Work instructions:
Quote word for word the lines below, beginning with the first and ending with the one that has "import plotly.graph_objects as go". Drop the pictures.

Source material:
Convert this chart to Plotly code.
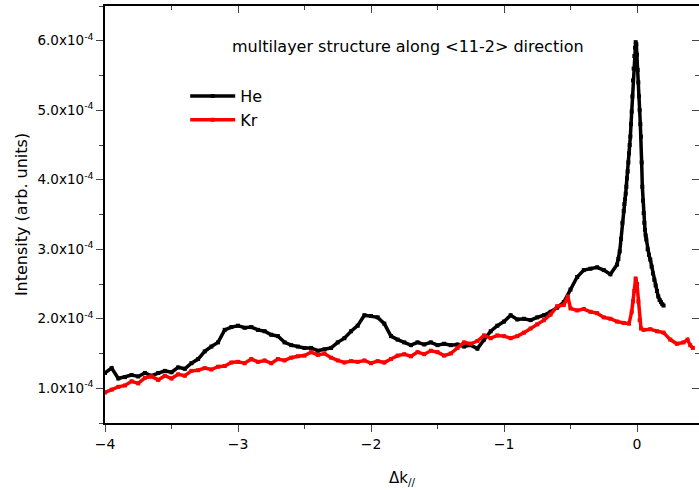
import plotly.graph_objects as go

# ---- data (intensity in units of 1e-4) ----
he_x = [-4.00, -3.95, -3.90, -3.85, -3.80, -3.75, -3.70, -3.65, -3.60, -3.55,
        -3.50, -3.45, -3.40, -3.35, -3.30, -3.25, -3.20, -3.15, -3.10, -3.05,
        -3.00, -2.95, -2.90, -2.85, -2.80, -2.75, -2.70, -2.65, -2.60, -2.55,
        -2.50, -2.45, -2.40, -2.35, -2.30, -2.25, -2.20, -2.15, -2.10, -2.05,
        -2.00, -1.95, -1.90, -1.85, -1.80, -1.75, -1.70, -1.65, -1.60, -1.55,
        -1.50, -1.45, -1.40, -1.35, -1.30, -1.25, -1.20, -1.15, -1.10, -1.05,
        -1.00, -0.95, -0.90, -0.85, -0.80, -0.75, -0.70, -0.65, -0.60, -0.55,
        -0.50, -0.45, -0.40, -0.35, -0.30, -0.25, -0.20, -0.15, -0.14, -0.13,
        -0.12, -0.11, -0.100, -0.095, -0.090, -0.085, -0.080, -0.075, -0.070,
        -0.065, -0.060, -0.055, -0.050, -0.045, -0.040, -0.035, -0.030, -0.025,
        -0.020, -0.015, -0.010, -0.005, 0.000, 0.005, 0.010, 0.015, 0.020,
        0.025, 0.030, 0.035, 0.040, 0.045, 0.050, 0.055, 0.060, 0.065, 0.070,
        0.08, 0.09, 0.10, 0.11, 0.12, 0.13, 0.14, 0.15, 0.16, 0.17, 0.18,
        0.19, 0.20]
he_y = [1.22, 1.29, 1.14, 1.16, 1.19, 1.17, 1.22, 1.18, 1.22, 1.25,
        1.23, 1.30, 1.28, 1.36, 1.42, 1.53, 1.60, 1.66, 1.84, 1.88,
        1.90, 1.87, 1.88, 1.84, 1.82, 1.77, 1.75, 1.66, 1.62, 1.60,
        1.58, 1.58, 1.54, 1.56, 1.58, 1.66, 1.72, 1.82, 1.90, 2.05,
        2.04, 2.02, 1.93, 1.75, 1.70, 1.66, 1.62, 1.66, 1.63, 1.66,
        1.62, 1.64, 1.62, 1.63, 1.60, 1.62, 1.57, 1.70, 1.82, 1.90,
        1.96, 2.05, 1.99, 2.00, 1.98, 2.02, 2.05, 2.10, 2.16, 2.24,
        2.42, 2.60, 2.70, 2.72, 2.74, 2.70, 2.64, 2.78, 2.86, 2.97,
        3.15, 3.38, 3.55, 3.65, 3.72, 3.80, 3.90, 4.02, 4.12,
        4.25, 4.38, 4.50, 4.62, 4.80, 4.98, 5.20, 5.43, 5.60,
        5.78, 5.90, 5.98, 5.95, 5.80, 5.58, 5.40, 5.20, 5.00,
        4.80, 4.62, 4.25, 3.90, 3.70, 3.52, 3.38, 3.28, 3.20, 3.14,
        3.00, 2.92, 2.85, 2.75, 2.65, 2.56, 2.48, 2.40, 2.32, 2.27, 2.24,
        2.21, 2.19]

kr_x = [-4.00, -3.95, -3.90, -3.85, -3.80, -3.75, -3.70, -3.65, -3.60, -3.55,
        -3.50, -3.45, -3.40, -3.35, -3.30, -3.25, -3.20, -3.15, -3.10, -3.05,
        -3.00, -2.95, -2.90, -2.85, -2.80, -2.75, -2.70, -2.65, -2.60, -2.55,
        -2.50, -2.45, -2.40, -2.35, -2.30, -2.25, -2.20, -2.15, -2.10, -2.05,
        -2.00, -1.95, -1.90, -1.85, -1.80, -1.75, -1.70, -1.65, -1.60, -1.55,
        -1.50, -1.45, -1.40, -1.35, -1.30, -1.25, -1.20, -1.15, -1.10, -1.05,
        -1.00, -0.95, -0.90, -0.85, -0.80, -0.75, -0.70, -0.65, -0.60, -0.55,
        -0.52, -0.50, -0.45, -0.40, -0.35, -0.30, -0.25, -0.20, -0.15, -0.10,
        -0.06, -0.04, -0.03, -0.02, -0.01, 0.00, 0.01, 0.02, 0.03, 0.05,
        0.10, 0.15, 0.20, 0.25, 0.30, 0.35, 0.38, 0.40, 0.42]
kr_y = [0.94, 0.98, 1.02, 1.04, 1.10, 1.07, 1.15, 1.17, 1.12, 1.18,
        1.14, 1.20, 1.18, 1.25, 1.26, 1.29, 1.27, 1.31, 1.32, 1.37,
        1.38, 1.36, 1.42, 1.38, 1.40, 1.36, 1.42, 1.40, 1.44, 1.46,
        1.47, 1.52, 1.48, 1.50, 1.44, 1.40, 1.37, 1.39, 1.38, 1.40,
        1.36, 1.39, 1.37, 1.42, 1.47, 1.49, 1.46, 1.52, 1.49, 1.54,
        1.52, 1.47, 1.50, 1.58, 1.66, 1.64, 1.68, 1.76, 1.72, 1.76,
        1.75, 1.72, 1.75, 1.80, 1.86, 1.92, 1.98, 2.06, 2.18, 2.20,
        2.32, 2.15, 2.12, 2.14, 2.10, 2.08, 2.02, 2.00, 1.96, 1.94,
        1.93, 2.10, 2.25, 2.40, 2.58, 2.50, 2.25, 1.98, 1.86, 1.84,
        1.85, 1.82, 1.80, 1.70, 1.64, 1.66, 1.70, 1.62, 1.58]

y_tickvals = [1, 2, 3, 4, 5, 6]
y_ticktext = ["%.1fx10<sup>-4</sup>" % v for v in y_tickvals]
x_tickvals = [-4, -3, -2, -1, 0]

FONT = "DejaVu Sans, Liberation Sans, sans-serif"
XR = [-4, -4 + 594 / 133.0]
YR = [0.5, 6.5]

fig = go.Figure()
fig.add_trace(go.Scatter(x=he_x, y=he_y, name="He", mode="lines+markers",
                         line=dict(color="black", width=3.5),
                         marker=dict(symbol="square", size=4, color="black")))
fig.add_trace(go.Scatter(x=kr_x, y=kr_y, name="Kr", mode="lines+markers",
                         line=dict(color="#ff0000", width=3.5),
                         marker=dict(symbol="square", size=4, color="#ff0000")))
fig.add_trace(go.Scatter(x=[None], y=[None], xaxis="x2", yaxis="y2",
                         showlegend=False, hoverinfo="skip"))

fig.update_layout(
    width=699, height=492,
    margin=dict(l=105, r=0, t=6, b=69),
    paper_bgcolor="white", plot_bgcolor="white",
    font=dict(family=FONT, size=15, color="black"),
    showlegend=True,
    legend=dict(x=0.135, y=0.825, xanchor="left", yanchor="top",
                bgcolor="rgba(0,0,0,0)", font=dict(size=16),
                itemwidth=45, tracegroupgap=0),
    xaxis=dict(range=XR, tickvals=x_tickvals, ticks="outside", ticklen=7,
               tickwidth=1, showline=True, linecolor="black", linewidth=1.5,
               showgrid=False, zeroline=False, tickfont=dict(size=14),
               minor=dict(ticks="outside", ticklen=4, dtick=0.5, tick0=-4,
                          tickwidth=1, showgrid=False),
               title=dict(text="Δk<sub>//</sub>", font=dict(size=15), standoff=22)),
    yaxis=dict(range=YR, tickvals=y_tickvals, ticktext=y_ticktext,
               ticks="outside", ticklen=7, tickwidth=1, showline=True,
               linecolor="black", linewidth=1.5, showgrid=False, zeroline=False,
               tickfont=dict(size=13.5),
               minor=dict(ticks="outside", ticklen=4, dtick=0.5, tick0=0.5,
                          tickwidth=1, showgrid=False),
               title=dict(text="Intensity (arb. units)", font=dict(size=16),
                          standoff=6)),
    xaxis2=dict(range=XR, overlaying="x", side="top", tickvals=x_tickvals,
                ticks="inside", ticklen=7, tickwidth=1, showline=True,
                linecolor="black", linewidth=1.5, showticklabels=False,
                showgrid=False, zeroline=False,
                minor=dict(ticks="inside", ticklen=4, dtick=0.5, tick0=-4,
                           tickwidth=1, showgrid=False)),
    yaxis2=dict(range=YR, overlaying="y", side="right", tickvals=y_tickvals,
                ticks="inside", ticklen=7, tickwidth=1, showline=False,
                showticklabels=False, showgrid=False, zeroline=False,
                minor=dict(ticks="inside", ticklen=4, dtick=0.5, tick0=0.5,
                           tickwidth=1, showgrid=False)),
    annotations=[dict(text="multilayer structure along &lt;11-2&gt; direction",
                      x=0.51, y=0.904, xref="paper", yref="paper",
                      xanchor="center", yanchor="middle",
                      showarrow=False, font=dict(size=16))],
)

fig.write_html("out.html")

Response to the task:
Convert this chart to Plotly code.
import plotly.graph_objects as go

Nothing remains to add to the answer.